I keep learning new stuff, like I said. I stole most of my technique from Ian McConville, and you can find most of what I have here over in his tutorial. Here's one I read a while back that you might enjoy. Specifically, the Layers tutorial.  Hawk has good tutorials up when his site is working.  Mike Greenholt has a great site, and I thought this process guide was great.  Much better than mine.


I draw in a style that I like to think is my own, but I have influences.  Let me think.  I steal liberally from Scud the Disposable Assassin and Johnny the Homicidal Maniac.  I draw some manga-type elements due to laziness.
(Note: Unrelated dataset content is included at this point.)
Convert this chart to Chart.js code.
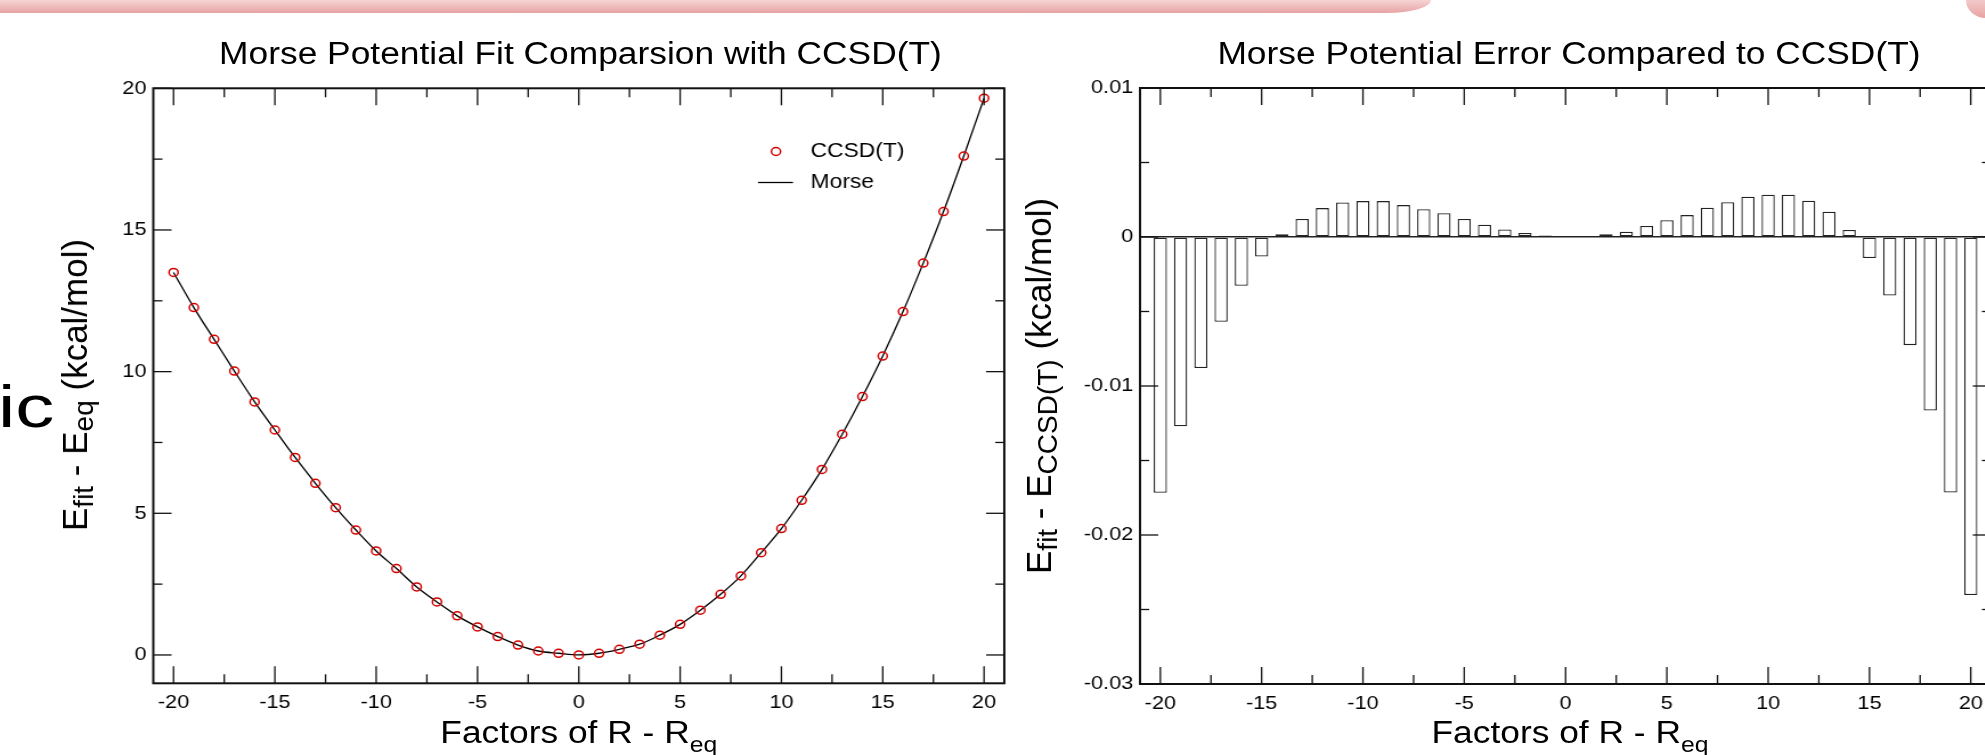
<!DOCTYPE html>
<html>
<head>
<meta charset="utf-8">
<script src="https://cdn.jsdelivr.net/npm/chart.js@4.4.1/dist/chart.umd.min.js"></script>
<style>
  html, body { margin:0; padding:0; background:#fff; overflow:hidden; width:1985px; height:755px; }
  body { position:relative; font-family:"Liberation Sans", Arial, Helvetica, sans-serif; color:#000; }
  #topbar { position:absolute; left:0; top:0; width:1431px; height:13px;
            background:linear-gradient(#f6d4d4, #e7a3a3); border-bottom-right-radius:44px 13px; }
  #topbar2 { position:absolute; left:1966px; top:0; width:40px; height:18px;
            background:linear-gradient(#f3c9c9, #e7a3a3); border-bottom-left-radius:20px 18px; }
  #slidetext { position:absolute; left:-2px; top:377px; font-size:60px; line-height:60px;
            transform:scaleX(1.3); transform-origin:0 0; white-space:nowrap; }
  #stage { position:absolute; left:0; top:0; width:1800px; height:755px;
           transform:scaleX(1.14); transform-origin:0 0; }
  #c1 { position:absolute; left:0; top:0; }
  #c2 { position:absolute; left:885.96px; top:0; }
  .ctitle { position:absolute; width:1000px; text-align:center; font-size:31px; line-height:31px; white-space:nowrap; }
  .xtitle { position:absolute; width:1000px; text-align:center; font-size:31px; line-height:31px; white-space:nowrap; }
  .xtitle sub { font-size:0.7em; vertical-align:baseline; position:relative; top:0.44em; }
  .ytitle { position:absolute; font-size:35px; line-height:35px; white-space:nowrap;
            transform:translate(-50%,-50%) rotate(-90deg); }
  .ytitle sub { font-size:0.8em; vertical-align:baseline; position:relative; top:0.22em; }
</style>
</head>
<body>
<div id="topbar"></div>
<div id="topbar2"></div>
<div id="slidetext">ic</div>

<div id="stage">
  <canvas id="c1" width="900" height="755"></canvas>
  <canvas id="c2" width="880" height="755"></canvas>
  <div class="ctitle" style="left:9.2px; top:38.1px;">Morse Potential Fit Comparsion with CCSD(T)</div>
  <div class="ctitle" style="left:876.3px; top:38.1px;">Morse Potential Error Compared to CCSD(T)</div>
  <div class="xtitle" style="left:7.7px; top:716.5px;">Factors of R - R<sub>eq</sub></div>
  <div class="xtitle" style="left:877.2px; top:716.5px;">Factors of R - R<sub>eq</sub></div>
</div>

<div class="ytitle" style="left:76px; top:384.5px;">E<sub>fit</sub> - E<sub>eq</sub> (kcal/mol)</div>
<div class="ytitle" style="left:1040px; top:385.5px;">E<sub>fit</sub> - E<sub>CCSD(T)</sub> (kcal/mol)</div>

<script>
// ---------------- data ----------------
const factors = [-20,-19,-18,-17,-16,-15,-14,-13,-12,-11,-10,-9,-8,-7,-6,-5,-4,-3,-2,-1,
                 0,1,2,3,4,5,6,7,8,9,10,11,12,13,14,15,16,17,18,19,20];

const ccsdEnergy = [13.50,12.26,11.14,10.02,8.93,7.94,6.97,6.06,5.20,4.41,
                    3.67,3.05,2.40,1.87,1.38,0.99,0.65,0.35,0.14,0.06,
                    0.00,
                    0.06,0.20,0.38,0.70,1.08,1.58,2.14,2.79,3.61,4.46,
                    5.46,6.55,7.79,9.12,10.55,12.12,13.83,15.65,17.61,19.65];

const morseEnergy = [13.50,12.26,11.14,10.02,8.93,7.94,6.97,6.06,5.20,4.41,
                     3.67,3.05,2.40,1.87,1.38,0.99,0.65,0.35,0.14,0.06,
                     0.00,
                     0.06,0.20,0.38,0.70,1.08,1.58,2.14,2.79,3.61,4.46,
                     5.46,6.55,7.79,9.12,10.55,12.12,13.83,15.65,17.61,19.65];

const morseError = [-0.01717,-0.01270,-0.00880,-0.00569,-0.00328,-0.00131,0.00018,0.00121,0.00194,0.00232,
                    0.00241,0.00241,0.00214,0.00186,0.00159,0.00121,0.00083,0.00050,0.00027,0.00010,
                    0.00000,
                    0.00000,0.00018,0.00036,0.00074,0.00112,0.00147,0.00196,0.00234,0.00270,0.00284,
                    0.00284,0.00244,0.00170,0.00047,-0.00141,-0.00393,-0.00726,-0.01164,-0.01715,-0.02403];

const xMajorTicks = [-20,-15,-10,-5,0,5,10,15,20];
const xMinorTicks = [-17.5,-12.5,-7.5,-2.5,2.5,7.5,12.5,17.5];
const xTickLabels = ['-20','-15','-10','-5','0','5','10','15','20'];

const energyMajorTicks = [0,5,10,15,20];
const energyMinorTicks = [2.5,7.5,12.5,17.5];
const energyTickLabels = ['0','5','10','15','20'];

const errorMajorTicks = [-0.03,-0.02,-0.01,0,0.01];
const errorMinorTicks = [-0.025,-0.015,-0.005,0.005];
const errorTickLabels = ['-0.03','-0.02','-0.01','0','0.01'];

const seriesNames = ['CCSD(T)', 'Morse'];

// ---------------- layout (screen px) ----------------
const S = 1.14;
const LEFT = { left:153.3, right:1004.3, top:88.3, bottom:683.3, canvasX:0, canvasW:900 };
const RIGHT = { left:1140, right:1991, top:88, bottom:684, canvasX:1010, canvasW:880 };
const FONT = '"Liberation Sans", Arial, Helvetica, sans-serif';
Chart.defaults.font.family = FONT;
Chart.defaults.color = '#000';

function pads(B) {
  return {
    yWidth: (B.left - B.canvasX) / S,
    right: B.canvasW - (B.right - B.canvasX) / S,
    top: B.top,
    xHeight: 40,
    bottom: 755 - B.bottom - 40
  };
}

const frameTicks = {
  id: 'frameTicks',
  afterDraw(chart, args, o) {
    const { ctx, chartArea: a } = chart;
    const x = chart.scales.x, y = chart.scales.y;
    ctx.save();
    ctx.strokeStyle = '#111111';
    const seg = (x1, y1, x2, y2) => { ctx.beginPath(); ctx.moveTo(x1, y1); ctx.lineTo(x2, y2); ctx.stroke(); };
    ctx.lineWidth = 1.3;
    const xt = (v, len) => { const p = x.getPixelForValue(v); seg(p, a.bottom, p, a.bottom - len); seg(p, a.top, p, a.top + len); };
    const yt = (v, len) => { const p = y.getPixelForValue(v); seg(a.left, p, a.left + len, p); seg(a.right, p, a.right - len, p); };
    o.xMajor.forEach(v => xt(v, 17));
    o.xMinor.forEach(v => xt(v, 9));
    o.yMajor.forEach(v => yt(v, 16));
    o.yMinor.forEach(v => yt(v, 8));
    ctx.lineWidth = 2;
    ctx.strokeRect(a.left, a.top, a.right - a.left, a.bottom - a.top);
    ctx.restore();
  }
};

const legendBox = {
  id: 'legendBox',
  afterDraw(chart, args, o) {
    if (!o.show) return;
    const ctx = chart.ctx;
    const ds = chart.data.datasets;
    ctx.save();
    ctx.strokeStyle = ds[0].borderColor;
    ctx.lineWidth = ds[0].borderWidth;
    ctx.beginPath();
    ctx.arc(o.markerX, o.row1, ds[0].pointRadius, 0, Math.PI * 2);
    ctx.stroke();
    ctx.strokeStyle = ds[1].borderColor;
    ctx.lineWidth = ds[1].borderWidth;
    ctx.beginPath(); ctx.moveTo(o.lineX1, o.row2); ctx.lineTo(o.lineX2, o.row2); ctx.stroke();
    ctx.fillStyle = '#000';
    ctx.font = '20px ' + FONT;
    ctx.textBaseline = 'middle';
    ctx.textAlign = 'left';
    ctx.fillText(ds[0].label, o.textX, o.row1);
    ctx.fillText(ds[1].label, o.textX, o.row2);
    ctx.restore();
  }
};

function xScale(P) {
  return {
    type: 'linear', min: -21, max: 21, offset: false,
    afterBuildTicks: s => { s.ticks = xMajorTicks.map(v => ({ value: v })); },
    afterFit: s => { s.height = P.xHeight; },
    grid: { display: false, drawTicks: false, offset: false },
    border: { display: false },
    ticks: { font: { size: 19 }, color: '#000', padding: 8, maxRotation: 0, autoSkip: false,
             callback: (v, i) => xTickLabels[i] }
  };
}

// ---------------- left chart ----------------
const P1 = pads(LEFT);
new Chart(document.getElementById('c1'), {
  type: 'scatter',
  data: {
    datasets: [
      { label: seriesNames[0], data: factors.map((f, i) => ({ x: f, y: ccsdEnergy[i] })),
        showLine: false, pointStyle: 'circle', pointRadius: 4, pointBorderWidth: 1.5,
        borderWidth: 1.5, borderColor: '#d40000', pointBorderColor: '#d40000',
        backgroundColor: 'rgba(0,0,0,0)', pointBackgroundColor: 'rgba(0,0,0,0)' },
      { label: seriesNames[1], data: factors.map((f, i) => ({ x: f, y: morseEnergy[i] })),
        showLine: true, pointRadius: 0, borderColor: '#000', borderWidth: 1.3,
        tension: 0.4, cubicInterpolationMode: 'monotone', fill: false }
    ]
  },
  options: {
    responsive: false, animation: false, devicePixelRatio: 1,
    layout: { padding: { left: 0, right: P1.right, top: P1.top, bottom: P1.bottom } },
    plugins: {
      legend: { display: false }, title: { display: false }, tooltip: { enabled: false },
      frameTicks: { xMajor: xMajorTicks, xMinor: xMinorTicks, yMajor: energyMajorTicks, yMinor: energyMinorTicks },
      legendBox: { show: true, markerX: 680.7, lineX1: 664.9, lineX2: 695.6, textX: 711.1, row1: 151.5, row2: 182.5 }
    },
    scales: {
      x: xScale(P1),
      y: {
        type: 'linear', min: -1, max: 20,
        afterBuildTicks: s => { s.ticks = energyMajorTicks.map(v => ({ value: v })); },
        afterFit: s => { s.width = P1.yWidth; },
        grid: { display: false, drawTicks: false },
        border: { display: false },
        ticks: { font: { size: 19 }, color: '#000', padding: 6, callback: (v, i) => energyTickLabels[i] }
      }
    }
  },
  plugins: [frameTicks, legendBox]
});

// ---------------- right chart ----------------
const P2 = pads(RIGHT);
new Chart(document.getElementById('c2'), {
  type: 'bar',
  data: {
    datasets: [
      { label: 'Morse - CCSD(T)', data: factors.map((f, i) => ({ x: f, y: morseError[i] })),
        backgroundColor: '#ffffff', borderColor: '#222222', borderWidth: 1.3, borderSkipped: false,
        barPercentage: 0.65, categoryPercentage: 1.0 }
    ]
  },
  options: {
    responsive: false, animation: false, devicePixelRatio: 1,
    layout: { padding: { left: 0, right: P2.right, top: P2.top, bottom: P2.bottom } },
    plugins: {
      legend: { display: false }, title: { display: false }, tooltip: { enabled: false },
      frameTicks: { xMajor: xMajorTicks, xMinor: xMinorTicks, yMajor: errorMajorTicks, yMinor: errorMinorTicks },
      legendBox: { show: false }
    },
    scales: {
      x: xScale(P2),
      y: {
        type: 'linear', min: -0.03, max: 0.01,
        afterBuildTicks: s => { s.ticks = errorMajorTicks.map(v => ({ value: v })); },
        afterFit: s => { s.width = P2.yWidth; },
        grid: { display: true, drawTicks: false, lineWidth: 1.6,
                color: c => (c.tick && c.tick.value === 0) ? '#222222' : 'rgba(0,0,0,0)' },
        border: { display: false },
        ticks: { font: { size: 19 }, color: '#000', padding: 6, callback: (v, i) => errorTickLabels[i] }
      }
    }
  },
  plugins: [frameTicks, legendBox]
});
</script>
</body>
</html>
I'm fascinated by some methods of graffiti [think West Coast].  I love automotive detailing.  I have a big box of X-Men comics from the late 90s.  I like Teenage Mutant Ninja Turtles' pilot episodes.  I watch Samurai Jack for the visuals, even though the writing is just dumb.  I am not a snob.  I read the funnies.  I like lots of webcomics.  Go find some.


Don't make your own web comic unless you can't resist.  Trust me.  It's a lot of work, and people will always say maybe you can make a real job out of it, but you probably won't unless your name is Krahulik or Holkins.  It is a good way to get your drawing noticed, and it's a good hobby.  But hiking is a good hobby, too, and when you eat Cheetos all weekend instead of hiking, people don't go, "Hey, where the hell is the hike this week!  Did you die?"  But if you do start making one, tell me so I can go see and I promise I'll tell all my friends.